Roanoke Times Copyright (c) 1995, Landmark Communications, Inc. DATE: WEDNESDAY, March 1, 1995 TAG: 9503020010 SECTION: VIRGINIA PAGE: C-4 EDITION: STATE SOURCE: DATELINE: LENGTH: Medium
RICHMOND - The state will begin mailing refund checks soon to federal retirees in Virginia who have battled for nearly six years to get state income taxes illegally collected from them.
Gov. George Allen signed a bill Tuesday authorizing refunds totaling $306 million for 147,506 pensioners or their survivors.
The state Department of Taxation is to mail the first checks March 31. Those who are due the smallest refunds will get the full amount; the rest will be repaid over five years.
The refunds amount to only 76 percent of what retirees were illegally taxed, but those who took the offer say they've waited long enough.
- Associated Press
Teacher's African clothing prohibited
AMELIA - A black teacher has been told not to wear an African headdress to Amelia County High School because it violates school policy.
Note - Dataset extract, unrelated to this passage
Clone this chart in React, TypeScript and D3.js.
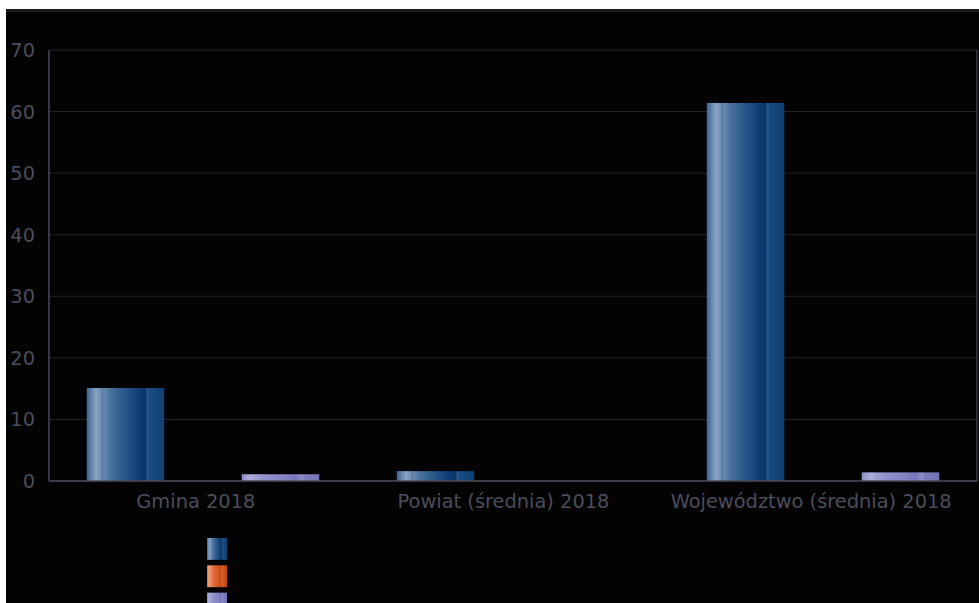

Some white students said that if Delmartri Womack can wear clothing resembling African tribal dress, they should be allowed to wear clothes with Confederate flag designs. School policy prohibits the wearing clothing displaying Confederate or Malcolm X emblems.
- Associated Press
Embattled gay sailor receives medal
ARLINGTON - The Navy awarded an achievement medal Tuesday to a lieutenant it is trying to expel because he's gay.
Lt. Tracy Thorne, 28, received the Navy Achievement Medal in a ceremony at Naval Air Systems Command, his last active-duty posting. Thorne, a reservist living in Richmond, has been waiting since July for Navy Secretary John Dalton to rule on the discharge recommendation.
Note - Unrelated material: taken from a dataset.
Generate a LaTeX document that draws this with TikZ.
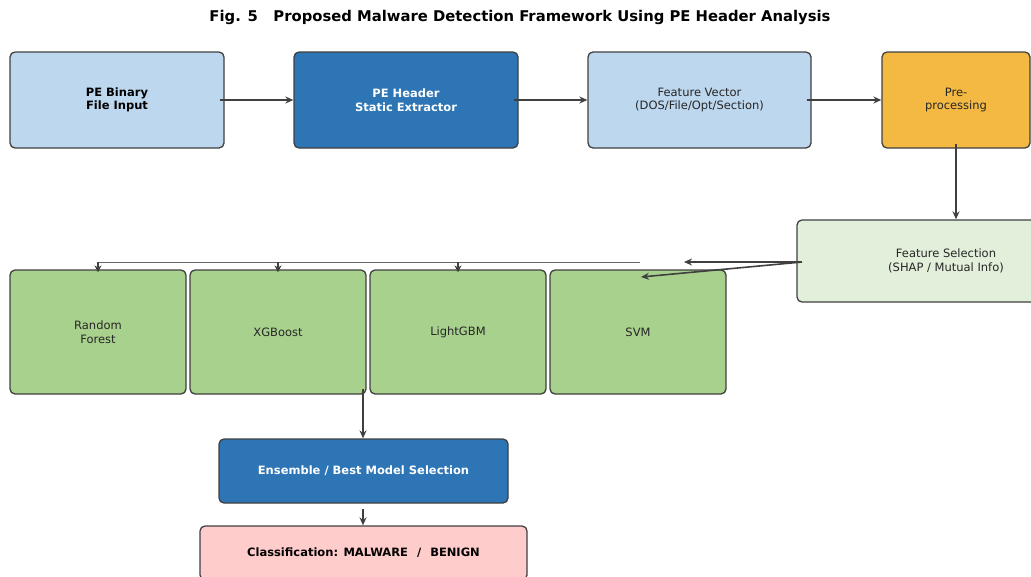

Thorne said he didn't know how the Navy could have approved the citation given that it's been trying to oust him since he publicly disclosed his orientation in May 1992 on ABC's ``Nightline.''
The citation recognizes Thorne's ``professional achievement in the superior performance of his duties'' between January and October 1994, while he was director of the Help Desk at Naval Air Systems Command information and technology division.
- Associated Press
Environmentalists left off permit panels
RICHMOND - The Allen administration has quietly appointed three panels of business and government officials to study streamlining Virginia's environmental permit process.
Each of the panels consists of up to seven people: two from state government, one from local government, a lawyer, one or two consultants, and a business representative. The panelists were selected by Peter Schmidt, director of the state Department of Environmental Quality.
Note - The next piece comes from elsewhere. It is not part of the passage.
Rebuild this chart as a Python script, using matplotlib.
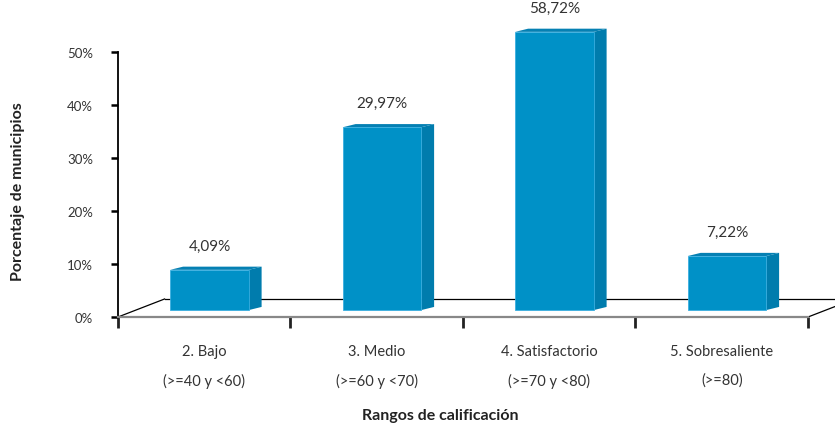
import matplotlib
matplotlib.use("Agg")
import matplotlib.pyplot as plt
from matplotlib.patches import Polygon

# data
categorias = ["2. Bajo", "3. Medio", "4. Satisfactorio", "5. Sobresaliente"]
rangos = ["(>=40 y <60)", "(>=60 y <70)", "(>=70 y <80)", "(>=80)"]
etiquetas = ["4,09%", "29,97%", "58,72%", "7,22%"]
# heights as drawn against the wall axis (the 3D chart does not match its labels)
alturas = [8.9, 35.8, 53.8, 11.5]
yticks = [0, 10, 20, 30, 40, 50]

FRONT = "#0091c7"
SIDE = "#007cad"
TOP = "#0580b3"
TXT = "#333333"
SANS = ["Lato", "DejaVu Sans"]

fig = plt.figure(figsize=(8.35, 4.27), dpi=100)
ax = fig.add_axes([118 / 835, (427 - 318) / 427, (808 - 118) / 835, (318 - 53) / 427])
ax.set_xlim(0, 4)
ax.set_ylim(0, 50)

# 3D offsets in data units
dx, dy = 0.075, 0.6
base = 1.3
w = 0.455
off = 0.53

# floor
fx, fy = 0.27, 3.4
ax.plot([0, fx], [0, fy], color="black", lw=0.9, clip_on=False, zorder=1)
ax.plot([fx, 4 + fx], [fy, fy], color="black", lw=0.9, clip_on=False, zorder=1)
ax.plot([4, 4 + fx], [0, fy], color="black", lw=0.9, clip_on=False, zorder=1)

for i, h in enumerate(alturas):
    x0 = i + off - w / 2
    x1 = x0 + w
    front = Polygon([(x0, base), (x1, base), (x1, h), (x0, h)], closed=True,
                    facecolor=FRONT, edgecolor="#3aaee0", lw=0.6, zorder=3, clip_on=False)
    side = Polygon([(x1, base), (x1 + dx, base + dy), (x1 + dx, h + dy), (x1, h)], closed=True,
                   facecolor=SIDE, edgecolor="none", zorder=3, clip_on=False)
    top = Polygon([(x0, h), (x1, h), (x1 + dx, h + dy), (x0 + dx, h + dy)], closed=True,
                  facecolor=TOP, edgecolor="none", zorder=3, clip_on=False)
    for p in (side, top, front):
        ax.add_patch(p)
    ax.annotate(etiquetas[i], (i + off, h), xytext=(0, 24), textcoords="offset pixels",
                ha="center", va="center", fontsize=11, color=TXT, family=SANS,
                annotation_clip=False)

# axes styling
for s in ("top", "right"):
    ax.spines[s].set_visible(False)
ax.spines["left"].set_color("black")
ax.spines["left"].set_linewidth(1.3)
ax.spines["bottom"].set_color("#888888")
ax.spines["bottom"].set_linewidth(1.6)
ax.spines["left"].set_zorder(0)

ax.set_yticks(yticks)
ax.set_yticklabels([f"{t}%" for t in yticks], fontsize=9.5, color=TXT, family=SANS)
ax.tick_params(axis="y", length=5, width=1.8, color="black", pad=13)
ax.set_xticks([0, 1, 2, 3, 4])
ax.set_xticklabels([])
ax.tick_params(axis="x", length=8, width=2, color="#222222", direction="out")

for i in range(4):
    ax.annotate(categorias[i], (i + 0.5, 0), xycoords="data", xytext=(0, -34),
                textcoords="offset pixels", ha="center", va="center", fontsize=10.5,
                color=TXT, family=SANS, annotation_clip=False)
    ax.annotate(rangos[i], (i + 0.5, 0), xycoords="data", xytext=(0, -63),
                textcoords="offset pixels", ha="center", va="center", fontsize=10.5,
                color=TXT, family=SANS, annotation_clip=False)

fig.text(18 / 835, 1 - 192 / 427, "Porcentaje de municipios", rotation=90, ha="center",
         va="center", fontsize=11.5, fontweight="bold", color="#222222", family=SANS)
fig.text(440 / 835, 1 - 416 / 427, "Rangos de calificación", ha="center", va="center",
         fontsize=11.5, fontweight="bold", color="#222222", family=SANS)

fig.savefig("out.png", dpi=100)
Absent from the panels are representatives of environmental groups, and environmentalists are upset about it.
The dispute is the latest wrinkle in Gov. George Allen's ``Blue Ribbon Strike Force,'' a government reform program that includes a campaign to assess the worth of 50 environmental laws.
- Associated Press
County supervisor sues her colleagues
ALEXANDRIA - A member of the Prince William County Board of Supervisors has sued her colleagues in federal court, claiming they held secret, illegal meetings.
Bobby McManus alleges that five other board members agreed behind closed doors to vote against her nominees for a county sewer board. The $250,000 suit filed Monday in U.S. District Court claims the other supervisors denied McManus' constituents their voice in government.
McManus also alleges that the supervisors violated Virginia's open-meeting laws by discussing voting strategies privately as they drove to dinner. Board Chairman Kathleen Seefeldt and other supervisors have denied the charge.
- Associated Press
Memo: NOTE: Shorter version ran in Metro edition.